# [The request]
Pull out every line with the word "Clone" from the entries below.

Rows from a dataset of charts and code:
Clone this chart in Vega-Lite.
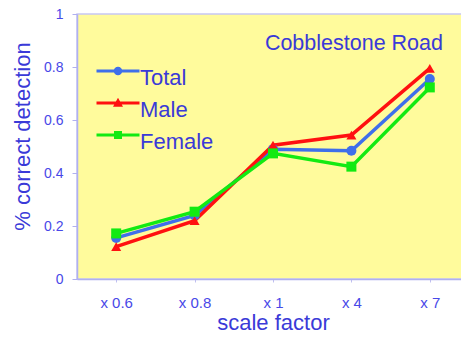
{
  "$schema": "https://vega.github.io/schema/vega-lite/v6.json",
  "autosize": {"type": "none"},
  "padding": {"left": 77, "top": 14, "right": 0, "bottom": 64},
  "width": 392,
  "height": 265,
  "background": "#ffffff",
  "config": {
    "font": "Liberation Sans",
    "view": {"fill": "#fffb9c", "stroke": "#c8c8f4", "strokeWidth": 1.5}
  },
  "title": {
    "text": "Cobblestone Road",
    "anchor": "end",
    "frame": "group",
    "orient": "top",
    "baseline": "alphabetic",
    "offset": -64,
    "dx": -26,
    "fontSize": 21.5,
    "fontWeight": "normal",
    "color": "#3a3ad8",
    "font": "Liberation Sans"
  },
  "data": {
    "values": [
      {"scale": "x 0.6", "series": "Total", "value": 0.155},
      {"scale": "x 0.8", "series": "Total", "value": 0.24},
      {"scale": "x 1", "series": "Total", "value": 0.49},
      {"scale": "x 4", "series": "Total", "value": 0.484},
      {"scale": "x 7", "series": "Total", "value": 0.755},
      {"scale": "x 0.6", "series": "Male", "value": 0.122},
      {"scale": "x 0.8", "series": "Male", "value": 0.22},
      {"scale": "x 1", "series": "Male", "value": 0.505},
      {"scale": "x 4", "series": "Male", "value": 0.543},
      {"scale": "x 7", "series": "Male", "value": 0.795},
      {"scale": "x 0.6", "series": "Female", "value": 0.172},
      {"scale": "x 0.8", "series": "Female", "value": 0.254},
      {"scale": "x 1", "series": "Female", "value": 0.474},
      {"scale": "x 4", "series": "Female", "value": 0.424},
      {"scale": "x 7", "series": "Female", "value": 0.723}
    ]
  },
  "encoding": {
    "x": {
      "field": "scale",
      "type": "nominal",
      "sort": ["x 0.6", "x 0.8", "x 1", "x 4", "x 7"],
      "scale": {"type": "point", "padding": 0.5},
      "axis": {
        "title": "scale factor",
        "labelAngle": 0,
        "labelFont": "Liberation Sans",
        "labelFontSize": 15,
        "labelColor": "#4848e8",
        "labelPadding": 13,
        "tickSize": 3,
        "tickColor": "#c0c0f0",
        "domainColor": "#b0b0f0",
        "domainWidth": 1.5,
        "titleFont": "Liberation Sans",
        "titleFontSize": 22,
        "titleFontWeight": "normal",
        "titleColor": "#3a3ad8",
        "titlePadding": 2,
        "grid": false
      }
    },
    "y": {
      "field": "value",
      "type": "quantitative",
      "scale": {"domain": [0, 1], "nice": false},
      "axis": {
        "title": "% correct detection",
        "values": [0, 0.2, 0.4, 0.6, 0.8, 1],
        "format": "~g",
        "labelFont": "Liberation Sans",
        "labelFontSize": 14,
        "labelColor": "#4848e8",
        "labelPadding": 9,
        "tickSize": 5,
        "tickColor": "#b0b0f0",
        "domainColor": "#b0b0f0",
        "domainWidth": 1.5,
        "titleFont": "Liberation Sans",
        "titleFontSize": 22,
        "titleFontWeight": "normal",
        "titleColor": "#3a3ad8",
        "titlePadding": 9,
        "titleY": 122,
        "grid": false
      }
    },
    "color": {
      "field": "series",
      "type": "nominal",
      "sort": ["Total", "Male", "Female"],
      "scale": {"domain": ["Total", "Male", "Female"], "range": ["#3f6fea", "#ff1010", "#12ea12"]}
    }
  },
  "layer": [
    {
      "mark": {"type": "line", "strokeWidth": 3.5},
      "encoding": {
        "color": {
          "field": "series",
          "type": "nominal",
          "sort": ["Total", "Male", "Female"],
          "legend": null
        },
        "order": {"field": "series"}
      }
    },
    {
      "mark": {"type": "point", "filled": true, "opacity": 1, "size": 100},
      "encoding": {
        "color": {
          "field": "series",
          "type": "nominal",
          "sort": ["Total", "Male", "Female"],
          "legend": null
        },
        "shape": {
          "field": "series",
          "type": "nominal",
          "scale": {"domain": ["Total", "Male", "Female"], "range": ["circle", "triangle-up", "square"]},
          "legend": null
        }
      }
    },
    {
      "mark": {"type": "point", "filled": true, "opacity": 0, "size": 100},
      "encoding": {
        "color": {
          "field": "series",
          "type": "nominal",
          "sort": ["Total", "Male", "Female"],
          "legend": {
            "title": null,
            "orient": "none",
            "legendX": 30,
            "legendY": 46,
            "symbolSize": 100,
            "symbolOpacity": 1,
            "symbolStrokeWidth": 0,
            "rowPadding": 3,
            "labelFont": "Liberation Sans",
            "labelFontSize": 22,
            "labelColor": "#3a3ad8",
            "labelOffset": 11,
            "labelBaseline": "middle",
            "encode": {
              "symbols": {"update": {"opacity": {"value": 1}, "fillOpacity": {"value": 1}}},
              "labels": {"update": {"dy": {"value": 7}}}
            }
          }
        },
        "shape": {
          "field": "series",
          "type": "nominal",
          "scale": {
            "domain": ["Total", "Male", "Female"],
            "range": [
              "M-4.3,-0.3H4.3V0.3H-4.3Z M0,-0.85A0.85,0.85 0 1 1 0,0.85A0.85,0.85 0 1 1 0,-0.85Z",
              "M-4.3,-0.3H4.3V0.3H-4.3Z M0,-1.05L1,0.75L-1,0.75Z",
              "M-4.3,-0.3H4.3V0.3H-4.3Z M-0.8,-0.8H0.8V0.8H-0.8Z"
            ]
          }
        }
      }
    }
  ],
  "resolve": {
    "scale": {"shape": "independent"},
    "legend": {"color": "independent", "shape": "independent"}
  }
}
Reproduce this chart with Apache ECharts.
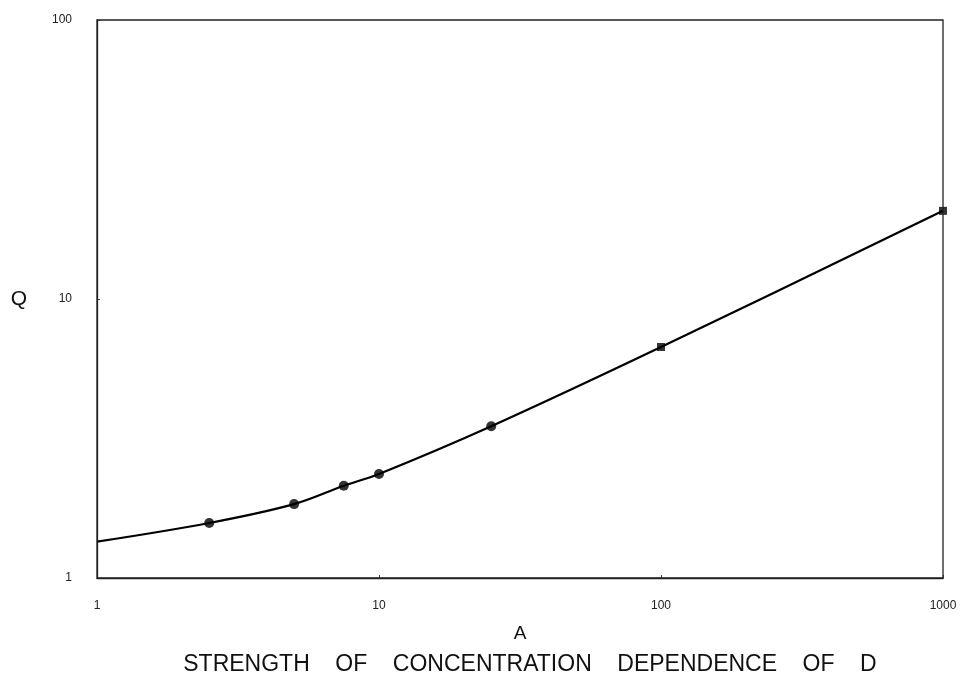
<!DOCTYPE html>
<html>
<head>
<meta charset="utf-8">
<script src="https://cdn.jsdelivr.net/npm/echarts@6/dist/echarts.min.js"></script>
<style>html,body{margin:0;padding:0;background:#fff}#c{width:962px;height:677px}</style>
</head>
<body>
<div id="c"></div>
<script>
const curveA = [1, 2.5, 5, 7.5, 10, 25, 100, 1000];
const curveQ = [1.35, 1.575, 1.84, 2.14, 2.36, 3.5, 6.73, 20.7];
const circleA = [2.5, 5, 7.5, 10, 25];
const circleQ = [1.575, 1.84, 2.14, 2.36, 3.5];
const squareA = [100, 1000];
const squareQ = [6.73, 20.7];
const xTicks = ['1', '10', '100', '1000'];
const yTicks = ['1', '10', '100'];
const xName = 'A';
const yName = 'Q';
const caption = 'STRENGTH    OF    CONCENTRATION    DEPENDENCE    OF    D';

const zip = (a, b) => a.map((v, i) => [v, b[i]]);
const font = 'Liberation Sans, Arial, sans-serif';
const chart = echarts.init(document.getElementById('c'));
chart.setOption({
  animation: false,
  backgroundColor: '#fff',
  grid: { left: 97, right: 19, top: 20, bottom: 99 },
  xAxis: {
    type: 'log', logBase: 10, min: 1, max: 1000,
    name: xName, nameLocation: 'middle', nameGap: 46,
    nameTextStyle: { fontFamily: font, fontSize: 19, color: '#111' },
    axisLine: { lineStyle: { color: '#222', width: 1.3 } },
    axisTick: { inside: true, length: 3, lineStyle: { color: '#444' } },
    minorTick: { show: false },
    splitLine: { show: false },
    axisLabel: { fontFamily: font, fontSize: 12, color: '#222', margin: 22,
      formatter: (v) => xTicks[Math.round(Math.log10(v))] }
  },
  yAxis: {
    type: 'log', logBase: 10, min: 1, max: 100,
    name: yName, nameLocation: 'middle', nameGap: 70, nameRotate: 0,
    nameTextStyle: { fontFamily: font, fontSize: 21, color: '#111' },
    axisLine: { lineStyle: { color: '#222', width: 1.3 } },
    axisTick: { inside: true, length: 3, lineStyle: { color: '#444' } },
    splitLine: { show: false },
    axisLabel: { fontFamily: font, fontSize: 12, color: '#222', margin: 25,
      formatter: (v) => yTicks[Math.round(Math.log10(v))] }
  },
  graphic: [
    { type: 'rect', shape: { x: 97, y: 20, width: 846, height: 558 }, style: { fill: 'none', stroke: '#222', lineWidth: 1.3 }, silent: true, z: 10 },
    { type: 'text', x: 530, y: 665, style: { text: caption, fontFamily: font, fontSize: 23, fill: '#111', x: 0, y: 0, textAlign: 'center', textVerticalAlign: 'middle' }, z: 10 }
  ],
  series: [
    { type: 'line', data: zip(curveA, curveQ), smooth: 0.35, showSymbol: false,
      lineStyle: { color: '#000', width: 2.2 } },
    { type: 'scatter', data: zip(circleA, circleQ), symbol: 'circle', symbolSize: 10,
      itemStyle: { color: '#000' } },
    { type: 'scatter', data: zip(squareA, squareQ), symbol: 'rect', symbolSize: 8,
      itemStyle: { color: '#000' } }
  ]
});
</script>
</body>
</html>
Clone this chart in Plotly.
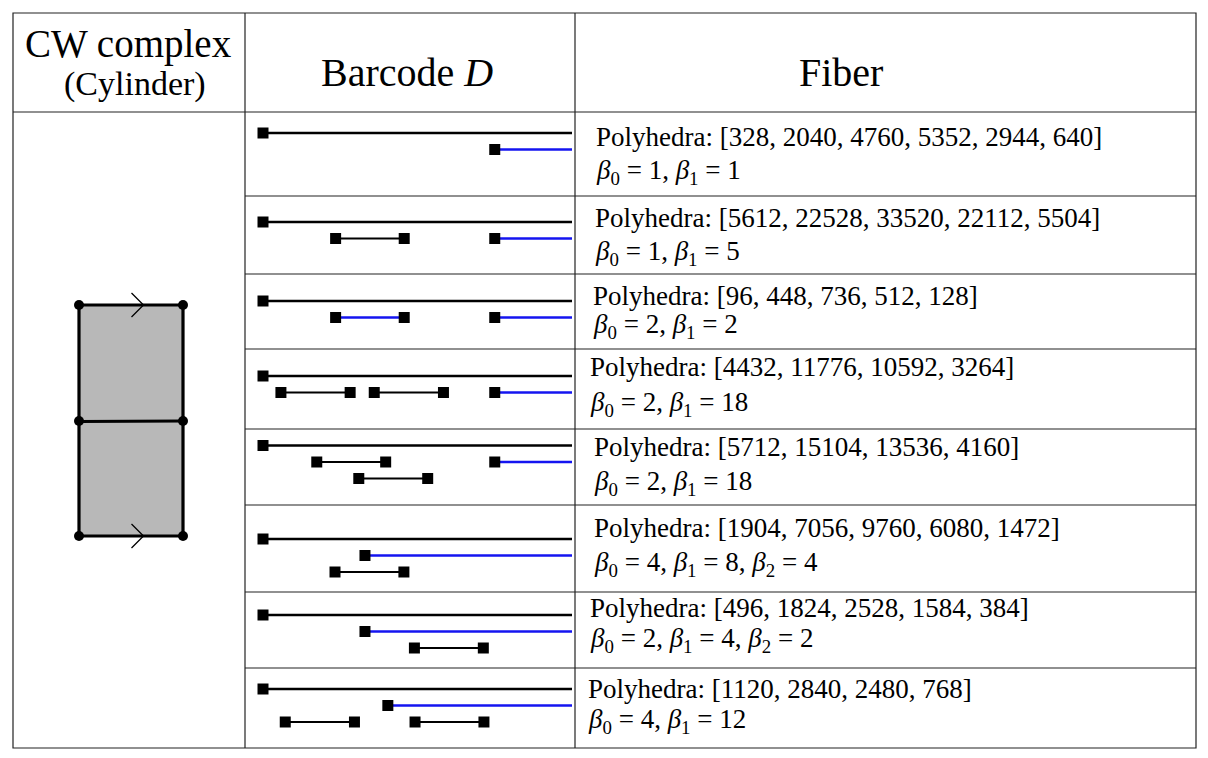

# [Answer to this problem]
Clone this chart in Vega-Lite.
Clone this chart in Plotly.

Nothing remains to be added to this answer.